Available constructor:
    Brent()

    Brent(*absError, relError, resError, maximumFunctionEvaluation*)

Parameters
----------
absError : positive float
    Absolute error: distance between two successive iterates at the end point.
    Default is :math:`10^{-5}`.
relError : positive float
    Relative error: distance between the two last successive iterates with
    regards to the last iterate. Default is :math:`10^{-5}`.
resError : positive float
    Residual error: difference between the last iterate value and the expected
    value. Default is :math:`10^{-8}`.
maximumFunctionEvaluation : int
    The maximum number of evaluations of the function. Default is :math:`100`.

See also
--------
Solver, Bisection, Secant

Notes
-----
The Brent solver is a mix of Bisection, Secant and inverse quadratic
interpolation.

Examples
--------

>>> import openturns as ot
>>> xMin = 0.0
>>> xMax= 3.0
>>> f = ot.MemoizeFunction(ot.SymbolicFunction('x', 'x^3-2*x^2-1'))
>>> solver = ot.Brent()
>>> root = solver.solve(f, 0.0, xMin, xMax)"

// ---------------------------------------------------------------------

%feature("docstring") OT::Brent::solve
"Solve an equation.

**Available usages**:

    solve(*function, value, infPoint, supPoint*)

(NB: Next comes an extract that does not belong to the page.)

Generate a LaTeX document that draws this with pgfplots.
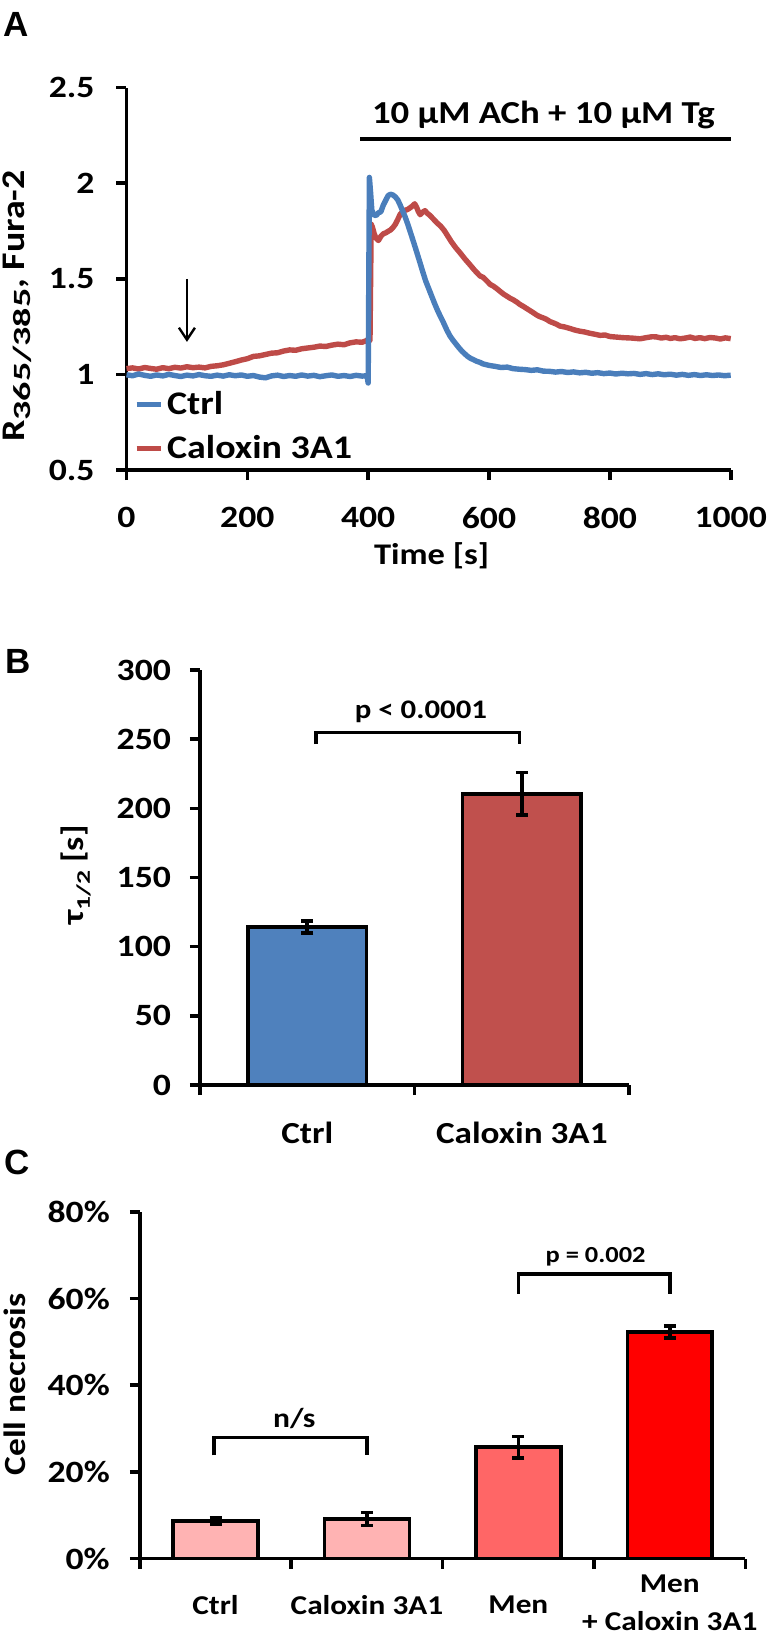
\documentclass[border=0pt]{standalone}
\usepackage{fontspec}
\setmainfont{Carlito}[FakeStretch=1.15]
\newfontfamily\arialfont{Liberation Sans}
\usepackage{graphicx}
\usepackage{pgfplots}
\pgfplotsset{compat=1.18}
\usetikzlibrary{arrows.meta}

\definecolor{ctrlblue}{HTML}{4A7EBB}
\definecolor{calred}{HTML}{BE4B48}
\definecolor{barblue}{HTML}{4F81BD}
\definecolor{barred}{HTML}{C0504D}
\definecolor{pinkA}{HTML}{FFB3B3}
\definecolor{pinkB}{HTML}{FF6666}
\definecolor{redC}{HTML}{FF0000}

\newcommand{\tickfont}{\fontsize{15.5}{18}\selectfont\bfseries}

\pgfplotsset{
  mystyle/.style={
    scale only axis,
    anchor=south west,
    axis x line*=bottom, axis y line*=left,
    axis line style={line width=1.8pt, -, black},
    tick align=outside,
    major tick length=5pt,
    major tick style={line width=1.8pt, black},
    tick label style={font=\tickfont},
    /pgf/number format/assume math mode=true,
    /pgf/number format/1000 sep={},
    clip=false,
  },
  errstyle/.style={
    error bars/.cd, y dir=both, y explicit,
    error bar style={line width=1.8pt, black},
    error mark options={rotate=90, mark size=3pt, line width=1.8pt, black},
  },
}

\pgfplotstableread{
t v
0 0.998
10 0.993
20 1.002
30 0.995
40 0.990
50 0.997
60 0.992
70 1.000
80 0.994
90 0.989
100 0.996
110 0.992
120 0.999
130 0.993
140 0.990
150 0.996
160 0.991
170 0.998
180 0.993
190 0.997
200 0.990
210 0.994
220 0.986
230 0.982
240 0.992
250 0.996
260 0.989
270 0.994
280 0.990
290 0.997
300 0.991
310 0.995
320 0.988
330 0.993
340 0.997
350 0.990
360 0.994
370 0.989
380 0.995
390 0.991
398 0.993
400 0.955
402 2.030
404 1.950
406 1.860
409 1.835
413 1.830
417 1.845
421 1.850
425 1.885
429 1.910
433 1.935
437 1.942
441 1.938
445 1.928
449 1.912
453 1.885
457 1.855
461 1.825
465 1.790
470 1.742
475 1.693
480 1.643
485 1.592
490 1.540
495 1.490
500 1.450
505 1.410
510 1.370
515 1.333
520 1.300
525 1.268
530 1.233
535 1.203
540 1.180
545 1.160
550 1.140
555 1.122
560 1.107
565 1.093
570 1.083
575 1.076
580 1.068
585 1.063
590 1.055
600 1.047
610 1.042
620 1.036
630 1.038
640 1.030
650 1.027
660 1.025
670 1.021
680 1.024
690 1.017
700 1.016
710 1.012
720 1.015
730 1.010
740 1.013
750 1.008
760 1.011
770 1.006
780 1.009
790 1.004
800 1.007
810 1.002
820 1.006
830 1.003
840 1.005
850 1.000
860 1.004
870 0.999
880 1.003
890 0.998
900 1.001
910 0.996
920 1.000
930 0.995
940 0.999
950 0.994
960 0.998
970 0.994
980 0.997
990 0.993
1000 0.996
}\ctrltable

\pgfplotstableread{
t v
0 1.030
10 1.034
20 1.028
30 1.036
40 1.031
50 1.027
60 1.035
70 1.030
80 1.037
90 1.033
100 1.040
110 1.035
120 1.038
130 1.034
140 1.042
150 1.045
160 1.050
170 1.058
180 1.066
190 1.075
200 1.082
210 1.094
220 1.097
230 1.104
240 1.111
250 1.113
260 1.122
270 1.128
280 1.126
290 1.134
300 1.138
310 1.142
320 1.148
330 1.146
340 1.153
350 1.158
360 1.155
370 1.165
380 1.170
390 1.168
400 1.180
403 1.178
405 1.785
407 1.770
410 1.735
413 1.712
417 1.700
421 1.722
425 1.735
429 1.740
433 1.748
437 1.755
441 1.768
445 1.785
449 1.810
453 1.838
457 1.850
461 1.858
465 1.862
469 1.870
473 1.880
477 1.892
480 1.875
483 1.852
486 1.835
490 1.848
494 1.856
498 1.842
502 1.832
508 1.812
514 1.792
520 1.775
526 1.752
532 1.722
538 1.692
545 1.662
552 1.636
560 1.604
568 1.575
576 1.545
585 1.515
590 1.508
596 1.490
602 1.470
607 1.462
613 1.448
618 1.435
624 1.420
629 1.410
635 1.398
640 1.390
646 1.378
651 1.366
657 1.355
662 1.345
668 1.333
673 1.323
679 1.310
684 1.302
690 1.295
695 1.288
701 1.276
706 1.270
712 1.262
717 1.253
725 1.248
734 1.240
742 1.232
750 1.226
758 1.222
767 1.215
775 1.210
784 1.204
792 1.206
800 1.198
811 1.195
822 1.192
836 1.190
850 1.186
860 1.192
870 1.197
877 1.196
885 1.190
893 1.194
900 1.188
908 1.192
916 1.186
925 1.190
933 1.195
941 1.188
949 1.192
957 1.187
966 1.193
975 1.190
983 1.185
991 1.191
1000 1.187
}\caltable

\begin{document}
\begin{tikzpicture}
\path[use as bounding box] (0,0) rectangle (384.5pt,-817.5pt);

% ---------------- Panel A ----------------
\begin{axis}[mystyle,
  at={(63.25pt,-235pt)},
  width=302.1pt, height=191.25pt,
  xmin=0, xmax=1000, ymin=0.5, ymax=2.5,
  xtick={0,200,400,600,800,1000},
  ytick={0.5,1,1.5,2,2.5},
  xticklabel style={yshift=-10pt},
  yticklabel style={xshift=-7.5pt},
  legend style={draw=none, fill=none, at={(rel axis cs:0.012,0.217)}, anchor=north west,
    font=\fontsize{16.5}{19}\selectfont\bfseries, inner sep=0pt, row sep=5pt,
    /tikz/every even column/.style={column sep=1pt}},
  legend cell align=left,
  reverse legend,
  legend image code/.code={\draw[#1, line width=2.5pt] (0pt,0pt) -- (12pt,0pt);},
]
\addplot[calred, line width=2.7pt, line join=round] table[x=t, y=v] {\caltable};
\addlegendentry{Caloxin 3A1}
\addplot[ctrlblue, line width=2.7pt, line join=round] table[x=t, y=v] {\ctrltable};
\addlegendentry{Ctrl}
\addplot[black, line width=1.8pt, forget plot] coordinates {(387,2.232) (1000,2.232)};
\addplot[black, line width=1.2pt, -{Straight Barb[length=6pt,width=8pt]}, forget plot] coordinates {(100,1.5) (100,1.17)};
\node[font=\fontsize{16}{19}\selectfont\bfseries] at (axis cs:690,2.354) {10 µM ACh + 10 µM Tg};
\end{axis}

% ---------------- Panel B ----------------
\begin{axis}[mystyle,
  at={(100pt,-542.5pt)},
  width=214.55pt, height=207.5pt,
  xmin=0, xmax=2, ymin=0, ymax=300,
  xtick={0,1,2}, xticklabels={},
  ytick={0,50,100,150,200,250,300},
  yticklabel style={xshift=-6pt},
]
\addplot[ybar, bar width=59.3pt, fill=barblue, draw=black, line width=1.8pt, errstyle]
  coordinates {(0.5,114.2) +- (0,4.5)};
\addplot[ybar, bar width=59.3pt, fill=barred, draw=black, line width=1.8pt, errstyle]
  coordinates {(1.5,210.5) +- (0,15.4)};
\addplot[black, line width=1.8pt, forget plot] coordinates {(0.54,246.4) (0.54,254.8) (1.49,254.8) (1.49,246.4)};
\node[font=\fontsize{13.4}{16}\selectfont\bfseries] at (axis cs:1.03,270) {p < 0.0001};
\node[font=\fontsize{15.3}{18}\selectfont\bfseries, yshift=-24pt] at (axis cs:0.5,0) {Ctrl};
\node[font=\fontsize{15.3}{18}\selectfont\bfseries, yshift=-24pt] at (axis cs:1.5,0) {Caloxin 3A1};
\end{axis}

% ---------------- Panel C ----------------
\begin{axis}[mystyle,
  at={(69.9pt,-779.3pt)},
  width=302.85pt, height=173.45pt,
  xmin=0, xmax=4, ymin=0, ymax=80,
  xtick={0,1,2,3,4}, xticklabels={},
  ytick={0,20,40,60,80},
  yticklabels={0\%,20\%,40\%,60\%,80\%},
  yticklabel style={xshift=-6.5pt},
]
\addplot[ybar, bar width=42.4pt, fill=pinkA, draw=black, line width=1.8pt, errstyle]
  coordinates {(0.5,8.7) +- (0,0.7) (1.5,9.1) +- (0,1.5)};
\addplot[ybar, bar width=42.4pt, fill=pinkB, draw=black, line width=1.8pt, errstyle]
  coordinates {(2.5,25.7) +- (0,2.5)};
\addplot[ybar, bar width=42.4pt, fill=redC, draw=black, line width=1.8pt, errstyle]
  coordinates {(3.5,52.3) +- (0,1.4)};
\addplot[black, line width=1.8pt, forget plot] coordinates {(0.49,23.8) (0.49,27.9) (1.5,27.9) (1.5,23.8)};
\addplot[black, line width=1.8pt, forget plot] coordinates {(2.5,61.1) (2.5,65.7) (3.5,65.7) (3.5,61.1)};
\node[font=\fontsize{13.7}{16}\selectfont\bfseries] at (axis cs:1.02,32.4) {n/s};
\node[font=\fontsize{11.5}{14}\selectfont\bfseries] at (axis cs:3.01,69.5) {p = 0.002};
\node[font=\fontsize{13.6}{16}\selectfont\bfseries, yshift=-23.2pt] at (axis cs:0.5,0) {Ctrl};
\node[font=\fontsize{13.6}{16}\selectfont\bfseries, yshift=-23.2pt] at (axis cs:1.5,0) {Caloxin 3A1};
\node[font=\fontsize{13.6}{16}\selectfont\bfseries, yshift=-23.2pt] at (axis cs:2.5,0) {Men};
\node[font=\fontsize{13.6}{19}\selectfont\bfseries, yshift=-22.2pt, align=center] at (axis cs:3.5,0) {Men\\+ Caloxin 3A1};
\end{axis}

% ---------------- labels ----------------
\node[font=\arialfont\fontsize{17.5}{20}\selectfont\bfseries] at (8pt,-12pt) {A};
\node[font=\arialfont\fontsize{17.5}{20}\selectfont\bfseries] at (9.25pt,-330.5pt) {B};
\node[font=\arialfont\fontsize{17.5}{20}\selectfont\bfseries] at (8.5pt,-581pt) {C};

\node[rotate=90, font=\fontsize{16.5}{19}\selectfont\bfseries] at (8.5pt,-153pt)
  {R\raisebox{-3pt}{\scalebox{1}[0.75]{365/385}}, Fura-2};
\node[rotate=90, font=\fontsize{15.5}{18}\selectfont\bfseries] at (38pt,-437.5pt)
  {τ\raisebox{-3pt}{\scalebox{1}[0.8]{\fontsize{12}{14}\selectfont 1/2}} [s]};
\node[rotate=90, font=\fontsize{15.4}{18}\selectfont\bfseries] at (7.5pt,-692.2pt) {Cell necrosis};
\node[font=\fontsize{15}{18}\selectfont\bfseries] at (215.8pt,-278pt) {Time [s]};
\end{tikzpicture}
\end{document}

    solve(*function, value, infPoint, supPoint, infValue, supValue*)

Parameters
----------
function : :class:`~openturns.Function`
    The function of the equation :math:`function(x) = value` to be solved in the
    interval :math:`[infPoint, supPoint]`.
value : float
    The value of which the function must be equal.
infPoint : float
    Lower bound of the interval definition of the variable :math:`x`.
supPoint : float
    Upper bound of the interval definition of the variable :math:`x`.
infValue : float
    The value such that :math:`infValue = function(infPoint)`. It must be of 
    opposite sign of :math:`supValue`.
supValue : float
    The value such that :math:`supValue = function(supPoint)`. It must be of 
    opposite sign of :math:`infValue`.

Returns
-------
result : float
    The result of the root research.

Notes
-----
If the function :math:`f` is continuous, the Brent solver will
converge towards a root of the equation :math:`function(x) = value` in
:math:`[infPoint, supPoint]`. If not, it will converge towards either a root or
a discontinuity point of :math:`f` on :math:`[infPoint, supPoint]`. Bisection
guarantees a convergence."